A SELECTION OF ESSAYS FOR USE IN
COLLEGE WRITING COURSES

ARRANGED AND EDITED BY

MAURICE GARLAND FULTON

PROFESSOR OF ENGLISH IN DAVIDSON COLLEGE
AUTHOR OF "EXPOSITORY WRITING"

New York

THE MACMILLAN COMPANY

Copyright, 1914

BY THE MACMILLAN COMPANY

Set up and electrotyped. Published November, 1914.
Reprinted February, July, October, 1915. June, 1916
October, 1916.

PREFACE

In this volume, intended primarily for use in English composition classes, the selections have been chosen chiefly from the writings of college presidents and other educators with a view to covering some of the more important questions and problems of the student's personal relation to the various aspects of college life—intellectual, athletic, and social. Such material has for the English composition course a twofold value.

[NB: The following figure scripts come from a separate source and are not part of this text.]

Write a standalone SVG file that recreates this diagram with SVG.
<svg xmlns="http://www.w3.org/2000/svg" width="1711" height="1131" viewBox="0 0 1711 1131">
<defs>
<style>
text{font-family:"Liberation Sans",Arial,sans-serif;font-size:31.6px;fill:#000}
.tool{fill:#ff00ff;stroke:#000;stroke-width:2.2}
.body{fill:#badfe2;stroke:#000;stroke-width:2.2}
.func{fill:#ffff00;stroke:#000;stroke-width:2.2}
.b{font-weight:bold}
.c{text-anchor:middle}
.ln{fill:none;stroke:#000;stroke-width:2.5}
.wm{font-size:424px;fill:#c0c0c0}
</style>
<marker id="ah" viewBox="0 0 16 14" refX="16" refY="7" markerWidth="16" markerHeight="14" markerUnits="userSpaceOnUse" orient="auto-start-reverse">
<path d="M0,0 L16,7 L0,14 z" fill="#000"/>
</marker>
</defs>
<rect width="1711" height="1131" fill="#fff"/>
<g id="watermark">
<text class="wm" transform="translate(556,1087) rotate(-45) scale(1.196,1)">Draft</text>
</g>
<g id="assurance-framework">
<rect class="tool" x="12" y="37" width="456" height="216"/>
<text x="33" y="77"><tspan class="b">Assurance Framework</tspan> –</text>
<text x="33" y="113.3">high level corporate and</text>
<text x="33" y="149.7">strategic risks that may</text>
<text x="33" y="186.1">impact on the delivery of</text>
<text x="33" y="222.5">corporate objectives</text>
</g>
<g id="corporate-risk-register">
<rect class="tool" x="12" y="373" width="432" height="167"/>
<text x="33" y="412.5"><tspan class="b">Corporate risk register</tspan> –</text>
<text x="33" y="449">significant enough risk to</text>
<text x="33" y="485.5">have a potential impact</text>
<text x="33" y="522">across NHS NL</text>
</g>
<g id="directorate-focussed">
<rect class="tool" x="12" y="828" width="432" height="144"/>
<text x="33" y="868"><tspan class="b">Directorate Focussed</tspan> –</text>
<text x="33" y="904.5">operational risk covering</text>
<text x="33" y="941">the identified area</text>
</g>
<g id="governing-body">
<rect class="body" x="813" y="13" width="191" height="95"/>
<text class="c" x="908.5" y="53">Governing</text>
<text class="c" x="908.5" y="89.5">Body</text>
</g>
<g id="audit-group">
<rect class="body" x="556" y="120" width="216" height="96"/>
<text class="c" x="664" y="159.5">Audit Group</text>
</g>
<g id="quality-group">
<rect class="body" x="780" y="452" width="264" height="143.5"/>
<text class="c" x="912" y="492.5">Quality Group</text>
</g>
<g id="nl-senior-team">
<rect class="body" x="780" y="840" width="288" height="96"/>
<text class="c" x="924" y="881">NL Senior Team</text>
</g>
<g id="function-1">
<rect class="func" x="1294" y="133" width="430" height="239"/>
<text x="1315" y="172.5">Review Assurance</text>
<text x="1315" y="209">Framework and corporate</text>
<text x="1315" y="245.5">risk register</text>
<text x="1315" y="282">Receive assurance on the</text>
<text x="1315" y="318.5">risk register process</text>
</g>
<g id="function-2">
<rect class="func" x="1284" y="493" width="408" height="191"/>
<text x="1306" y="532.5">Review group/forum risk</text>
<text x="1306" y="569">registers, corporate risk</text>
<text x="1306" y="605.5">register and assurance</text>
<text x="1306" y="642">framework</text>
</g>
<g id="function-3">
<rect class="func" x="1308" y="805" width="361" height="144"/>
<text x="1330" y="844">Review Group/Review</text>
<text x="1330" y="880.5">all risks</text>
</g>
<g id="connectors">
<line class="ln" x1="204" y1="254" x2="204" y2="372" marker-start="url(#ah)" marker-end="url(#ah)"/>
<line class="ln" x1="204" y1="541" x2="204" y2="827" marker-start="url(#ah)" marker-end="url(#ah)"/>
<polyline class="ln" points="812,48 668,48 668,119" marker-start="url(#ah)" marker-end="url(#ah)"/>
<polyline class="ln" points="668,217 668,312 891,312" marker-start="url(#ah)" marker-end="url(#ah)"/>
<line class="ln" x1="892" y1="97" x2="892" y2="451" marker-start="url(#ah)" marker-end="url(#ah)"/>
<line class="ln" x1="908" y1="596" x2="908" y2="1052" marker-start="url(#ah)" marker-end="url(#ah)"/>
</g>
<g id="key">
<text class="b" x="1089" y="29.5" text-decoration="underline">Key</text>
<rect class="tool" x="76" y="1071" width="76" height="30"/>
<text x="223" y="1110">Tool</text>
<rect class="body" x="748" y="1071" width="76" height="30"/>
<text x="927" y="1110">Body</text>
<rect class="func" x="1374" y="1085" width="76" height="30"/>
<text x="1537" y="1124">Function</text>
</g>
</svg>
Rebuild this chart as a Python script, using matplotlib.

In the first place, material of this kind enables the student to receive at the beginning of his college career help in understanding the college and his relation to it. The student is generally seriously lacking in proper knowledge of the fundamental ideas involved in the college course he has entered upon -the ideas which are in fact necessary to insure success. He rarely has any conception of what the term liberal education means, or what combination of studies such an education demands; neither does he know the intellectual ideas that should dominate him as he pursues these studies; and he fails also in the utilization to the utmost of the incidental advantages which college life offers in its play and its social aspects. The English composition course seems a logical place in which to give students that understanding of the educational and social interests of the college necessary to enable them to become good "college citizens."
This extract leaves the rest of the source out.